Man disabled by train accident to be damages
Metrorail and South Africa’s rail agency are to pay a Lentegeur man 30 percent of a damages claim he instituted against them after he was left wheelchair-bound when he was knocked over by a train while trying to cross a railway line in his neighborhood six years ago. The decision follows the out-of-court settlement of the claim he had instituted against Metrorail and the SARCC(now known as the passenger Rail Agency of South Africa) in the Cape High Court.
Ismail van der Merwe, 37, was left a quadriplegic as a result of July 2004 incident. His initial claim totaled R2.3 million. But , according to his attorney, Tzvi Brivik, the amount is to be amended. Brivik said the defendants settled the case without admitting any liability and that the case would return to court on November 8 for the amount of the damages to be determined. Van Der Merwe would receive 30 percent of that amount, he said.

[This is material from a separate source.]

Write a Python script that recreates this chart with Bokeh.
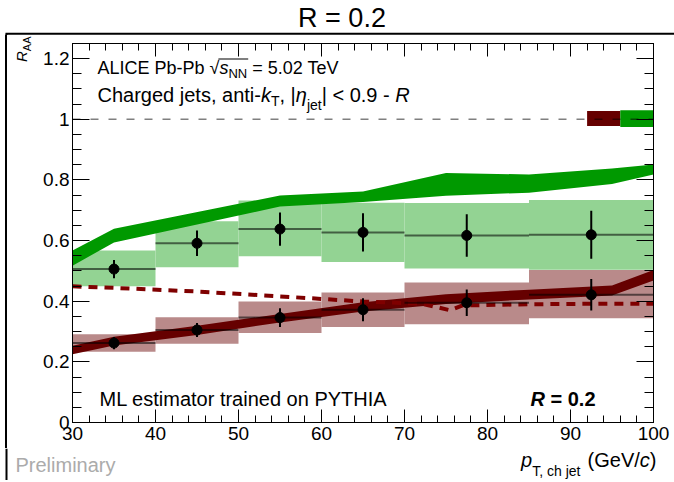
import math
from bokeh.plotting import figure
from bokeh.models import Range1d, LinearAxis, FixedTicker, Label, Span, Div
from bokeh.layouts import column, row
from bokeh.embed import file_html
from bokeh.resources import INLINE

# ---------------- data ----------------
bin_lo = [30, 40, 50, 60, 70, 85]
bin_hi = [40, 50, 60, 70, 85, 100]
pt_x = [35, 45, 55, 65, 77.5, 92.5]

g_val = [0.506, 0.591, 0.638, 0.627, 0.617, 0.619]
g_stat = [0.030, 0.042, 0.055, 0.063, 0.070, 0.079]
g_sys_lo = [0.449, 0.512, 0.548, 0.529, 0.508, 0.504]
g_sys_hi = [0.567, 0.664, 0.732, 0.725, 0.724, 0.734]

r_val = [0.262, 0.305, 0.346, 0.372, 0.395, 0.421]
r_stat = [0.020, 0.023, 0.031, 0.038, 0.044, 0.052]
r_sys_lo = [0.233, 0.260, 0.295, 0.315, 0.324, 0.344]
r_sys_hi = [0.291, 0.347, 0.399, 0.429, 0.462, 0.503]

gband_x = [30, 35, 55, 65, 75, 85, 95, 100]
gband_lo = [0.517, 0.594, 0.712, 0.727, 0.748, 0.758, 0.787, 0.818]
gband_hi = [0.567, 0.639, 0.749, 0.762, 0.823, 0.818, 0.838, 0.851]

rband_x = [30, 35, 45, 55, 65, 75, 85, 95, 100]
rband_lo = [0.225, 0.254, 0.289, 0.330, 0.366, 0.391, 0.406, 0.419, 0.468]
rband_hi = [0.253, 0.283, 0.319, 0.358, 0.397, 0.423, 0.438, 0.452, 0.503]

rdash_x = [30, 35, 45, 55, 65, 72, 74, 75.5, 77, 85, 95, 100]
rdash_y = [0.449, 0.444, 0.432, 0.416, 0.399, 0.392, 0.380, 0.370, 0.386, 0.390, 0.392, 0.392]

norm_left = [92, 96]
norm_right = [96, 100]
norm_bottom = [0.978, 0.975]
norm_top = [1.027, 1.030]
norm_colors = ["#660000", "#009900"]

x_ticks = [30, 40, 50, 60, 70, 80, 90, 100]
x_minor = [v for v in range(30, 101, 2)]
y_ticks = [0, 0.2, 0.4, 0.6, 0.8, 1.0, 1.2]
y_tick_labels = ["0", "0.2", "0.4", "0.6", "0.8", "1", "1.2"]
y_minor = [round(0.05 * i, 2) for i in range(0, 26)]

# ---------------- page geometry (page pixels; the page body has no margin) ----------------
PAGE_W = 674
TOP_H = 35          # title strip: page y 0..35
LEFT_W = 34         # y-title strip: page x 0..34
ML, MR, MT, MB = 38, 21, 8, 26
FRW, FRH = 581, 379
MID_H = MT + FRH + MB   # plot strip: page y 35..448
BOT_H = 32              # bottom strip: page y 448..480
FONT = "Liberation Sans"
PXX = FRW / 70.0
PXY = FRH / 1.25
REF_L = LEFT_W + ML          # 72
REF_B = TOP_H + MT + FRH     # 422
MID_BOTTOM = TOP_H + MID_H
BOT_BOTTOM = MID_BOTTOM + BOT_H
VLINE_X = 6
MID_K = 0.3465   # label anchor sits at the text box middle: baseline -> middle shift / size


def X(px):
    return 30 + (px - REF_L) / PXX


def Y(py):
    return (REF_B - py) / PXY


def strip(w, h):
    f = figure(width=w, height=h, x_range=Range1d(0, w), y_range=Range1d(0, h),
               output_backend="svg", toolbar_location=None, x_axis_type=None,
               y_axis_type=None, min_border=0, title=None)
    f.outline_line_color = None
    f.background_fill_color = "white"
    f.border_fill_color = "white"
    return f


# ---------------- main plot ----------------
p = figure(width=PAGE_W - LEFT_W, height=MID_H, x_range=Range1d(30, 100),
           y_range=Range1d(0, 1.25), output_backend="svg", toolbar_location=None,
           min_border_left=ML, min_border_right=MR, min_border_top=MT, min_border_bottom=MB,
           background_fill_color="white", border_fill_color="white", title=None)
p.grid.visible = False
p.outline_line_color = "black"
p.outline_line_width = 1


def style_axis(ax, ticks, minor, major_len, minor_len, labels):
    ax.ticker = FixedTicker(ticks=ticks, minor_ticks=minor)
    ax.major_tick_in = major_len
    ax.major_tick_out = 0
    ax.minor_tick_in = minor_len
    ax.minor_tick_out = 0
    ax.axis_line_color = "black"
    ax.axis_line_width = 1
    ax.major_tick_line_color = "black"
    ax.minor_tick_line_color = "black"
    ax.major_tick_line_width = 1
    ax.minor_tick_line_width = 1
    ax.axis_label_standoff = 0
    if labels:
        ax.major_label_text_font = FONT
        ax.major_label_text_font_size = "19px"
        ax.major_label_text_color = "black"
    else:
        ax.major_label_text_font_size = "1px"
        ax.major_label_text_color = None
        ax.major_label_standoff = 0


xb = p.xaxis[0]
yl = p.yaxis[0]
style_axis(xb, x_ticks, x_minor, 13, 7, True)
xb.major_label_standoff = 4
style_axis(yl, y_ticks, y_minor, 17, 9, True)
yl.major_label_standoff = 3
yl.major_label_overrides = {t: s for t, s in zip(y_ticks, y_tick_labels)}

xt = LinearAxis()
style_axis(xt, x_ticks, x_minor, 13, 7, False)
p.add_layout(xt, "above")
yr = LinearAxis()
style_axis(yr, y_ticks, y_minor, 17, 9, False)
p.add_layout(yr, "right")

# systematic boxes
p.quad(left=bin_lo, right=bin_hi, bottom=g_sys_lo, top=g_sys_hi,
       fill_color="#93d393", line_color=None)
p.quad(left=bin_lo, right=bin_hi, bottom=r_sys_lo, top=r_sys_hi,
       fill_color="#b98a8a", line_color=None)

# model bands
p.varea(x=gband_x, y1=gband_lo, y2=gband_hi, fill_color="#009900")
p.varea(x=rband_x, y1=rband_lo, y2=rband_hi, fill_color="#660000")
p.line(rdash_x, rdash_y, line_color="#7f0000", line_width=4, line_dash="9 7")

# normalisation boxes
p.quad(left=norm_left, right=norm_right, bottom=norm_bottom, top=norm_top,
       fill_color=norm_colors, line_color=None)

p.add_layout(Span(location=1.0, dimension="width", line_color="black", line_alpha=0.5,
                  line_width=1.5, line_dash="8 10"))

# data points with errors
for vals, stats in ((g_val, g_stat), (r_val, r_stat)):
    p.segment(x0=bin_lo, x1=bin_hi, y0=vals, y1=vals, line_color="black",
              line_alpha=0.55, line_width=2)
    p.segment(x0=pt_x, x1=pt_x, y0=[v - s for v, s in zip(vals, stats)],
              y1=[v + s for v, s in zip(vals, stats)], line_color="black", line_width=2)
    p.scatter(pt_x, vals, size=10, color="black")

# ---------------- text helpers ----------------
AW = {" ": 278, "(": 333, ")": 333, ",": 278, "-": 333, ".": 278, "/": 278, "|": 260,
      "<": 584, "=": 584, "√": 549, "η": 556,
      "A": 667, "C": 722, "E": 667, "G": 778, "H": 722, "I": 278, "L": 556, "M": 833,
      "N": 722, "P": 667, "R": 722, "T": 611, "V": 667, "Y": 667,
      "a": 556, "b": 556, "c": 500, "d": 556, "e": 556, "g": 556, "h": 556, "i": 222,
      "j": 222, "k": 500, "l": 222, "m": 833, "n": 556, "o": 556, "p": 556, "r": 333,
      "s": 500, "t": 278, "v": 500, "y": 500}


def tw(s, size):
    return sum(AW.get(c, 556) for c in s) * size / 1000.0


def rich(fig, x, y, segs, color="black", align="left"):
    """Place text pieces so that (x, y) is the start point on the baseline."""
    off = 0.0
    for text, size, style, dy in segs:
        core = text.strip(" ")
        lead = len(text) - len(text.lstrip(" "))
        off += lead * tw(" ", size)
        up = dy + MID_K * size
        fig.add_layout(Label(x=x, y=y, x_offset=off, y_offset=up, text=core,
                             text_font=FONT, text_font_size=f"{size}px",
                             text_font_style=style, text_color=color,
                             text_baseline="alphabetic", text_align=align))
        off += tw(text.lstrip(" "), size)
    return off


S = 20
SUB = 14
S1 = 18
SUB1 = 13

# texts inside the frame
w1 = tw("ALICE Pb-Pb ", S1)
rich(p, X(97), Y(73.5), [("ALICE Pb-Pb ", S1, "normal", 0), ("√", S1, "normal", 0),
                         ("s", S1, "italic", 0), ("NN", SUB1, "normal", -4),
                         (" = 5.02 TeV", S1, "normal", 0)])
x_a = 97 + w1 + tw("√", S1) - 1
x_b = 97 + w1 + tw("√", S1) + tw("s", S1) + tw("NN", SUB1) + 1
p.segment(x0=[X(x_a)], x1=[X(x_b)], y0=[Y(73.5 - 15)], y1=[Y(73.5 - 15)],
          line_color="black", line_width=1.2)

rich(p, X(97), Y(101), [("Charged jets, anti-", S, "normal", 0), ("k", S, "italic", 0),
                        ("T", SUB, "normal", -4), (", |", S, "normal", 0),
                        ("η", S, "italic", 0), ("jet", SUB, "normal", -8),
                        ("| < 0.9 - ", S, "normal", 0), ("R", S, "italic", 0)])

rich(p, X(99), Y(405.5), [("ML estimator trained on PYTHIA", S, "normal", 0)])
rich(p, X(530), Y(405.5), [("R", S, "bold italic", 0), (" = 0.2", S, "bold", 0)])

# ---------------- title strip ----------------
ft = strip(PAGE_W, TOP_H)
rich(ft, 341.5, TOP_H - 27.3, [("R = 0.2", 27, "normal", 0)], align="center")
ft.segment(x0=[VLINE_X - 1], x1=[PAGE_W], y0=[TOP_H - 33.3], y1=[TOP_H - 33.3],
           line_color="black", line_width=2)
ft.segment(x0=[VLINE_X], x1=[VLINE_X], y0=[0], y1=[TOP_H - 33.3],
           line_color="black", line_width=2)

# ---------------- left strip (vertical rule + rotated y title), plain HTML ----------------
R_SIZE, AA_SIZE = 15, 11
r_base_off = (R_SIZE - R_SIZE * 1.117) / 2 + 0.905 * R_SIZE
rot_left = 27 - r_base_off          # baseline of the rotated title at page x = 27
rot_top = 62 - TOP_H                # title starts (bottom end) at page y = 62
left_html = (
    f'<div style="position:relative;width:{LEFT_W}px;height:{MID_H}px;overflow:hidden;">'
    f'<div style="position:absolute;left:{VLINE_X - 1}px;top:0px;width:2px;'
    f'height:{MID_H}px;background:#000;"></div>'
    f'<div style="position:absolute;left:{rot_left:.1f}px;top:{rot_top}px;'
    f'transform:rotate(-90deg);transform-origin:0 0;font-family:\'Liberation Sans\';'
    f'font-size:{R_SIZE}px;line-height:{R_SIZE}px;white-space:nowrap;color:#000;">'
    f'<i>R</i><span style="font-size:{AA_SIZE}px;position:relative;top:4px;">AA</span>'
    f'</div></div>'
)
fl = Div(text=left_html, width=LEFT_W, height=MID_H, margin=0)

# ---------------- bottom strip (x title, Preliminary) ----------------
fb = strip(PAGE_W, BOT_H)
fb.segment(x0=[VLINE_X], x1=[VLINE_X], y0=[0], y1=[BOT_H], line_color="black", line_width=2)
xsegs = [("p", S, "italic", 0), ("T, ch jet", SUB, "normal", -9),
         (" (GeV/", S, "normal", 0), ("c", S, "italic", 0), (")", S, "normal", 0)]
xw = sum(tw(t, s) for t, s, _, _ in xsegs)
rich(fb, 656 - xw, BOT_BOTTOM - 466.5, xsegs)
rich(fb, 15, BOT_BOTTOM - 471, [("Preliminary", S, "normal", 0)], color="#ababab")

layout = column(ft, row(fl, p), fb)
open("out.html", "w").write(file_html(layout, INLINE))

Brivik added that his client was happy at the outcome. In Van Der Merwe’s papers, he alleged that Metrorail and the SARCC were negligent because they had failed to ensure that the railway line was fenced off, despite the fact that it was In an urban area. But they responded that Van der Merwe was partly to blame because he had failed to ensure that he was not in a close proximately to the railway line. In addition, they claimed that Van der Merwe had ventured on to the railway tracks at an unauthorized crossing.
In his paper’s,Van der Merwe claimed that the rail authorities failed to provide pedestrians with a safe means of crossing the railway line, or a mechanism to warn pedestrians of oncoming trains. In addition, he alleged that the train driver failed to keep a proper lookout or to apply the brakes in time. As a result of the incident, Can der Merwe sustained a severe brain injury, fractures to his skull, scalp laceration, soft tissue injuries and a swollen face.
He was immediately taken to Groote Schuur Hospital, where he remained for a month, before being transferred to Conradie Hospital for eight months. He is now permanently disabled and suffers from epilepsy, it said in court papers. In additions, his cognitive function has been diminished. Van der Merwe, who had previously worked as a general labourer, had been rendered unemployable.
His claim comprises loss of income as a result of his inability to work, as well as medical expenses and general damages such as shock and discomfort. The court papers also indicated that Van der Merwe would need modification to his home and an assistant to accommodate his disability.